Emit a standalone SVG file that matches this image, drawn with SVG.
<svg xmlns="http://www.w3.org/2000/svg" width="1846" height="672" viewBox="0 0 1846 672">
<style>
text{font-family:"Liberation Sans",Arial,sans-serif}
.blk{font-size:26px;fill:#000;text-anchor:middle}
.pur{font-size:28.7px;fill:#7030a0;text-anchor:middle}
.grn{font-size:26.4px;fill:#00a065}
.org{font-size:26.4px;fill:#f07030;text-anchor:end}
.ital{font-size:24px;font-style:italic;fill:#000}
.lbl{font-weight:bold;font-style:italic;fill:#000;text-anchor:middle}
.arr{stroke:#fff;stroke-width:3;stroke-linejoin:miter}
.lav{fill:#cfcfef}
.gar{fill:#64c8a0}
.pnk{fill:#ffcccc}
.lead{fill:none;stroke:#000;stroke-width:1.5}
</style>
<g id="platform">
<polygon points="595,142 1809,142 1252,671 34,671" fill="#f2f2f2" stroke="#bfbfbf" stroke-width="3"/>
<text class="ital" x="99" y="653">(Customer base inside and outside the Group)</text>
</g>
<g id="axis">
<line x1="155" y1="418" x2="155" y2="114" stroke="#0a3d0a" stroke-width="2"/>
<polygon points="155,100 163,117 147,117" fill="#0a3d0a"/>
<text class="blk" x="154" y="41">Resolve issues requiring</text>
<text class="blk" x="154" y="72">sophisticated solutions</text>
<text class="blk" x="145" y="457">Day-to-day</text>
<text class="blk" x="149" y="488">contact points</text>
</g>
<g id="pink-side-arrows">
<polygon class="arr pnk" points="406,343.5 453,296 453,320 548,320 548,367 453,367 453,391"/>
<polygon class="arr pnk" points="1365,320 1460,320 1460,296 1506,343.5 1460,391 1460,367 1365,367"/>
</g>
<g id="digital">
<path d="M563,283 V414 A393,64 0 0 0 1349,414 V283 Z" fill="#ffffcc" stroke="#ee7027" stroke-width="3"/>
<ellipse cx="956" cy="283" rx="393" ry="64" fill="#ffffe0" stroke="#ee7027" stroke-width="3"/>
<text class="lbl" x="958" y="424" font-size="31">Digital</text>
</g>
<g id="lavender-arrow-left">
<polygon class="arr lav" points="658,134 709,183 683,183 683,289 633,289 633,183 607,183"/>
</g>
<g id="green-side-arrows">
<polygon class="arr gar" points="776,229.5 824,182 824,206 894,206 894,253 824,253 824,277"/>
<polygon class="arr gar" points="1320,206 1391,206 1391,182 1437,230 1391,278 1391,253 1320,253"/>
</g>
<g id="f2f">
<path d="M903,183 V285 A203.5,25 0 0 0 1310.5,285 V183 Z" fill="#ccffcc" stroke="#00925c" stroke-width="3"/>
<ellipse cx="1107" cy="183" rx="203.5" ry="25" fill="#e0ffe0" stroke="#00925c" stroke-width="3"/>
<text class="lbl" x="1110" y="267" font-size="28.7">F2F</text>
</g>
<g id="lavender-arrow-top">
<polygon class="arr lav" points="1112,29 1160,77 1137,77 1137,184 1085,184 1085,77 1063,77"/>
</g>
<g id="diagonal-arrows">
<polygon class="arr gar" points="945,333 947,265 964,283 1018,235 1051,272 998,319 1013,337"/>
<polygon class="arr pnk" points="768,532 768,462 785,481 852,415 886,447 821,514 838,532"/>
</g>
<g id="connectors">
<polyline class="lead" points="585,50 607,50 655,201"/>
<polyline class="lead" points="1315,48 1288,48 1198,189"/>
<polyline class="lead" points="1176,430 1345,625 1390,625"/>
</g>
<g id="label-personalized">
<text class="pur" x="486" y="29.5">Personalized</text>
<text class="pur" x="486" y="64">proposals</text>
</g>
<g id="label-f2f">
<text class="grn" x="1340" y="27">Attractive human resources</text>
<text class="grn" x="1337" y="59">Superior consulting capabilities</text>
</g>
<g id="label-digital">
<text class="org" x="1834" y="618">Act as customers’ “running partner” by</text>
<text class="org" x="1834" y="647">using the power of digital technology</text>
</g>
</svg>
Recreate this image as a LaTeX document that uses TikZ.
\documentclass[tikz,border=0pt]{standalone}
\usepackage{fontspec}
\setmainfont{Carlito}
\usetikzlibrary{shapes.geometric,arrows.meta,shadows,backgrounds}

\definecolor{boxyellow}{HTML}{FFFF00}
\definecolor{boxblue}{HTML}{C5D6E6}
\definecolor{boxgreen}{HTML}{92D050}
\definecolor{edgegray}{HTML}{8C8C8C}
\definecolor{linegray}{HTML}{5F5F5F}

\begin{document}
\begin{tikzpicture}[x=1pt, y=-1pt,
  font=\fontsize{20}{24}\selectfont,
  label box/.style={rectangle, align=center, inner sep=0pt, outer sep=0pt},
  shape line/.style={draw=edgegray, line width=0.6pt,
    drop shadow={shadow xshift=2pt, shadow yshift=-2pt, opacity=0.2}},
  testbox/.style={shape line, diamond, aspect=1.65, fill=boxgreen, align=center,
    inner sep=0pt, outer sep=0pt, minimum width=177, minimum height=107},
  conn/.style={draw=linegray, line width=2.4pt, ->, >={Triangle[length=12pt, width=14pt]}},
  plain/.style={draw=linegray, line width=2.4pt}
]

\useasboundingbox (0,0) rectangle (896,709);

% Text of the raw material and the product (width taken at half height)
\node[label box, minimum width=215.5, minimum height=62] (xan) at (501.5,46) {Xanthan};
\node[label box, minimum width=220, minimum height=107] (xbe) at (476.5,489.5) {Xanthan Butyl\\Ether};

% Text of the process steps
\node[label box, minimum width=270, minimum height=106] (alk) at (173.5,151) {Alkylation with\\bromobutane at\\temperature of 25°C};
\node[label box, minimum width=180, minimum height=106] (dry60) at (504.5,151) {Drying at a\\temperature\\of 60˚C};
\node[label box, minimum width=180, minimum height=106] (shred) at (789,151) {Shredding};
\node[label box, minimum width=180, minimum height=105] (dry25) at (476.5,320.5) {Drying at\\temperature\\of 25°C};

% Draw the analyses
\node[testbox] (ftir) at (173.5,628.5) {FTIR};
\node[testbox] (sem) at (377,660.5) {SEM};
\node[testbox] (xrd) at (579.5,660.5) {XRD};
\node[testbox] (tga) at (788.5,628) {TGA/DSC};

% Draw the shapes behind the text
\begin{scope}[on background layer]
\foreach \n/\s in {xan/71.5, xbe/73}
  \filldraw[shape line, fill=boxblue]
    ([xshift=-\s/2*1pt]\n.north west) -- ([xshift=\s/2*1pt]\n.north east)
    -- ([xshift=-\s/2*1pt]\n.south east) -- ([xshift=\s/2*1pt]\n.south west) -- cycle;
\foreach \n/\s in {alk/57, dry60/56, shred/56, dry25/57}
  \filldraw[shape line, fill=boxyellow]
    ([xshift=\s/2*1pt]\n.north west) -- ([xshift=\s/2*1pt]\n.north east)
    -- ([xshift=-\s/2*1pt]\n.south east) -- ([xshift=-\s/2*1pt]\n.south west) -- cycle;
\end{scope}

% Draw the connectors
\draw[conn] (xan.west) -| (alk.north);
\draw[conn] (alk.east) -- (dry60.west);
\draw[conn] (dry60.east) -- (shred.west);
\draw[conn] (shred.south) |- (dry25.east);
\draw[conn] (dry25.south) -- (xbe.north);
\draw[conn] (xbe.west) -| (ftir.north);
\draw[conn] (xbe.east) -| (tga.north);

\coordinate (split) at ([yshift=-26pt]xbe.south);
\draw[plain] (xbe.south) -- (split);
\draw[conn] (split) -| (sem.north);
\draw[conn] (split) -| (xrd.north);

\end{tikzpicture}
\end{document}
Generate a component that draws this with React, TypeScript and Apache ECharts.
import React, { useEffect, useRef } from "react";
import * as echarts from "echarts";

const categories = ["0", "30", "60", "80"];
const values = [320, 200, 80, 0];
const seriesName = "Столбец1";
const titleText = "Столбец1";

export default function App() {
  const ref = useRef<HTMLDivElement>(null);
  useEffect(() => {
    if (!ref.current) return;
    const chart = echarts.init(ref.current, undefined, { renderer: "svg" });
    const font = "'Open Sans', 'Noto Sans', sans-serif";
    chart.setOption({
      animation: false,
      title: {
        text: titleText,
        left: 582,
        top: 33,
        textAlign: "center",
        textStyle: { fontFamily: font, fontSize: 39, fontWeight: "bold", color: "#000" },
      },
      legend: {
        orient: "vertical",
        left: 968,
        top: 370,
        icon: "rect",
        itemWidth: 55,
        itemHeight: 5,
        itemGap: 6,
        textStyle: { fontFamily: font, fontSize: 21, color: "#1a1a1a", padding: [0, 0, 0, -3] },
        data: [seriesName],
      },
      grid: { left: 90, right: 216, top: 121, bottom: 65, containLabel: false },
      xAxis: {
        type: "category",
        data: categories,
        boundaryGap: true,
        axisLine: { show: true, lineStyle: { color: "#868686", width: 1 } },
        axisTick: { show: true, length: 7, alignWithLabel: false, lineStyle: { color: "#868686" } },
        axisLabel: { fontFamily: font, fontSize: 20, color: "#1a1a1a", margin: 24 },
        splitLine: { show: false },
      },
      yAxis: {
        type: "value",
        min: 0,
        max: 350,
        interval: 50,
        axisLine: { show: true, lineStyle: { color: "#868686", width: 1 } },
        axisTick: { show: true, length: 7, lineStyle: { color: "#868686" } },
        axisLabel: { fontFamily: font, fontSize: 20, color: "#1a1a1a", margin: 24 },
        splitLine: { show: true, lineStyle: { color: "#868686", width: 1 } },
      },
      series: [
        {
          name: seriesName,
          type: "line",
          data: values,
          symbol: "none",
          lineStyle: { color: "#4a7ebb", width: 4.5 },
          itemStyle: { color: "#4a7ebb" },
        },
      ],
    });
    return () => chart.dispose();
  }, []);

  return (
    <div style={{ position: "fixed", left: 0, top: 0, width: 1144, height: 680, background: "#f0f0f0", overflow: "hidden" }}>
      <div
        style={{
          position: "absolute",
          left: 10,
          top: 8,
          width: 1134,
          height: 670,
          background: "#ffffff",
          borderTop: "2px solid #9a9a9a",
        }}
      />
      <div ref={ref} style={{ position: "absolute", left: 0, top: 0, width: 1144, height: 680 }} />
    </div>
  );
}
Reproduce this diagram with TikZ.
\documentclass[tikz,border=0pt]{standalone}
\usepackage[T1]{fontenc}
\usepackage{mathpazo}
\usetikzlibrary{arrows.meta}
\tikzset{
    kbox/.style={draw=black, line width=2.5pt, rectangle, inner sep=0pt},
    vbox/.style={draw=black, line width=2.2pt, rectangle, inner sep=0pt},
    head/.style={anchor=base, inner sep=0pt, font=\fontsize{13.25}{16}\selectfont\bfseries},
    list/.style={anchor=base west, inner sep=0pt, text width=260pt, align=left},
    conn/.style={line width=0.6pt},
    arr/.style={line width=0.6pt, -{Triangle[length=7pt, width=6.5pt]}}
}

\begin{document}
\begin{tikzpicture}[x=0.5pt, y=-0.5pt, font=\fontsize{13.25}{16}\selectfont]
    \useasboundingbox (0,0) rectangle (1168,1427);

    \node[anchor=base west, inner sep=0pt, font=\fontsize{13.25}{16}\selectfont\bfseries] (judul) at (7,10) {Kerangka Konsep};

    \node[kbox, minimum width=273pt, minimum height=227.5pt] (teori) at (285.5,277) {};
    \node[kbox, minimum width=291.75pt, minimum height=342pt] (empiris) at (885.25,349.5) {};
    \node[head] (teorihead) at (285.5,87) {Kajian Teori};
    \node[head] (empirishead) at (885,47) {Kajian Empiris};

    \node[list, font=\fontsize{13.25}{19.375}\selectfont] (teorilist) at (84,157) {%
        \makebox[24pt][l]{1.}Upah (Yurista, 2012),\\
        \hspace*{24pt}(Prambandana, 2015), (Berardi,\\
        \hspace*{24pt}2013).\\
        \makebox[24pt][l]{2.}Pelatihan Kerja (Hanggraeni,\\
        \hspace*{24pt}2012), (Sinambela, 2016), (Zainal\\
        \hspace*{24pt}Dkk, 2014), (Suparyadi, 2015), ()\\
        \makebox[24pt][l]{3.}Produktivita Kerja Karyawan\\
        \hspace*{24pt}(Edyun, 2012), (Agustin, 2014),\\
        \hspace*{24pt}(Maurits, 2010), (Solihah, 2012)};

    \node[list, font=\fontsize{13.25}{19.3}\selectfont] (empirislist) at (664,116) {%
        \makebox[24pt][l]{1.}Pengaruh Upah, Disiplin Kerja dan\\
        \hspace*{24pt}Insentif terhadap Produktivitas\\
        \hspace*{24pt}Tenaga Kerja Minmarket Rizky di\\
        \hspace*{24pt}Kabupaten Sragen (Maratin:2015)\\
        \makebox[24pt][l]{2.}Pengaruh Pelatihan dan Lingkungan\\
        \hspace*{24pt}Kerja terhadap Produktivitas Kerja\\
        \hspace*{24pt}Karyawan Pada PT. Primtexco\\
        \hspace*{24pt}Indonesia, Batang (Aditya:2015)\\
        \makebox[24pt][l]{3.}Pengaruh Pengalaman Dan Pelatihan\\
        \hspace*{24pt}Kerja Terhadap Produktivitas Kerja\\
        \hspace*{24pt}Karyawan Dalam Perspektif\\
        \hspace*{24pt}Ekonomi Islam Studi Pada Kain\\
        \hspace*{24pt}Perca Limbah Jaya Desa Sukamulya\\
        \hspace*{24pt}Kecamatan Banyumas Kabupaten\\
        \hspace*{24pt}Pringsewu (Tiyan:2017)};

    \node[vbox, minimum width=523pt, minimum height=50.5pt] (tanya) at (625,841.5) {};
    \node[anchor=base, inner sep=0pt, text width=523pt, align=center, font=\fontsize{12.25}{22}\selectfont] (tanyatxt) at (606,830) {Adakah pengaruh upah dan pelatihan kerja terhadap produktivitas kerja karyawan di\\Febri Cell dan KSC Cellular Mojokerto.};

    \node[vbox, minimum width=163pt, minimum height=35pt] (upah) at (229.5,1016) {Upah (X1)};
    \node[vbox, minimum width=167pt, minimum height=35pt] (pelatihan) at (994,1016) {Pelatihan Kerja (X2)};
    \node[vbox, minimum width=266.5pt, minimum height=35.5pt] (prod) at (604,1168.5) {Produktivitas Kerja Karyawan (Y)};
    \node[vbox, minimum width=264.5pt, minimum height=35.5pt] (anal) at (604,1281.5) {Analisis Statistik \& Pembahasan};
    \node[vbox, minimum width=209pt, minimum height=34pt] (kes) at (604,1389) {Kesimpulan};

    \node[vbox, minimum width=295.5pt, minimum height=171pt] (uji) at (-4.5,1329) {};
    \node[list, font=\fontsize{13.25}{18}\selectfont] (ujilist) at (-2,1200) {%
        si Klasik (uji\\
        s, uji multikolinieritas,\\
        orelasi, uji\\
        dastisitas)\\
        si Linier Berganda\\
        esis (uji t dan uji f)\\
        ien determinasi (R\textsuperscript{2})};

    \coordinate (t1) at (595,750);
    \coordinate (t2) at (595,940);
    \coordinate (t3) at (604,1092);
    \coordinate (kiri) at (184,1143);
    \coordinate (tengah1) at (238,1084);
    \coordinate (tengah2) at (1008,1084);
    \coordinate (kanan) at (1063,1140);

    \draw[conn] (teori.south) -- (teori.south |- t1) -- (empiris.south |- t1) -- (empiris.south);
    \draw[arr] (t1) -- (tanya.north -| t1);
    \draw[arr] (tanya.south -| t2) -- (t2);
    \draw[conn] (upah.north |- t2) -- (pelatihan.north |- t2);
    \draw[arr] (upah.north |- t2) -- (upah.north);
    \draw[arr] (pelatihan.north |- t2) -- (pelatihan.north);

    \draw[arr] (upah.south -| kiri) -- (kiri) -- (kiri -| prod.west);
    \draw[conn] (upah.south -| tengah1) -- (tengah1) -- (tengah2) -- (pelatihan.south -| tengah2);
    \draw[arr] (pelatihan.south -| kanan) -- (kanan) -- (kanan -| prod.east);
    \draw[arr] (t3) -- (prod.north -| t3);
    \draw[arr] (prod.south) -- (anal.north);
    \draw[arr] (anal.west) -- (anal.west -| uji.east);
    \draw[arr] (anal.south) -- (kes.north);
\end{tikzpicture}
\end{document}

What you need to do:
The lines to quote run from the one containing "Reproduce this diagram with TikZ." to the one containing "(judul) at (7,10)". Quote them exactly, with both of those lines, and nothing else.

Written solution:
Reproduce this diagram with TikZ.
\documentclass[tikz,border=0pt]{standalone}
\usepackage[T1]{fontenc}
\usepackage{mathpazo}
\usetikzlibrary{arrows.meta}
\tikzset{
    kbox/.style={draw=black, line width=2.5pt, rectangle, inner sep=0pt},
    vbox/.style={draw=black, line width=2.2pt, rectangle, inner sep=0pt},
    head/.style={anchor=base, inner sep=0pt, font=\fontsize{13.25}{16}\selectfont\bfseries},
    list/.style={anchor=base west, inner sep=0pt, text width=260pt, align=left},
    conn/.style={line width=0.6pt},
    arr/.style={line width=0.6pt, -{Triangle[length=7pt, width=6.5pt]}}
}

\begin{document}
\begin{tikzpicture}[x=0.5pt, y=-0.5pt, font=\fontsize{13.25}{16}\selectfont]
    \useasboundingbox (0,0) rectangle (1168,1427);

    \node[anchor=base west, inner sep=0pt, font=\fontsize{13.25}{16}\selectfont\bfseries] (judul) at (7,10) {Kerangka Konsep};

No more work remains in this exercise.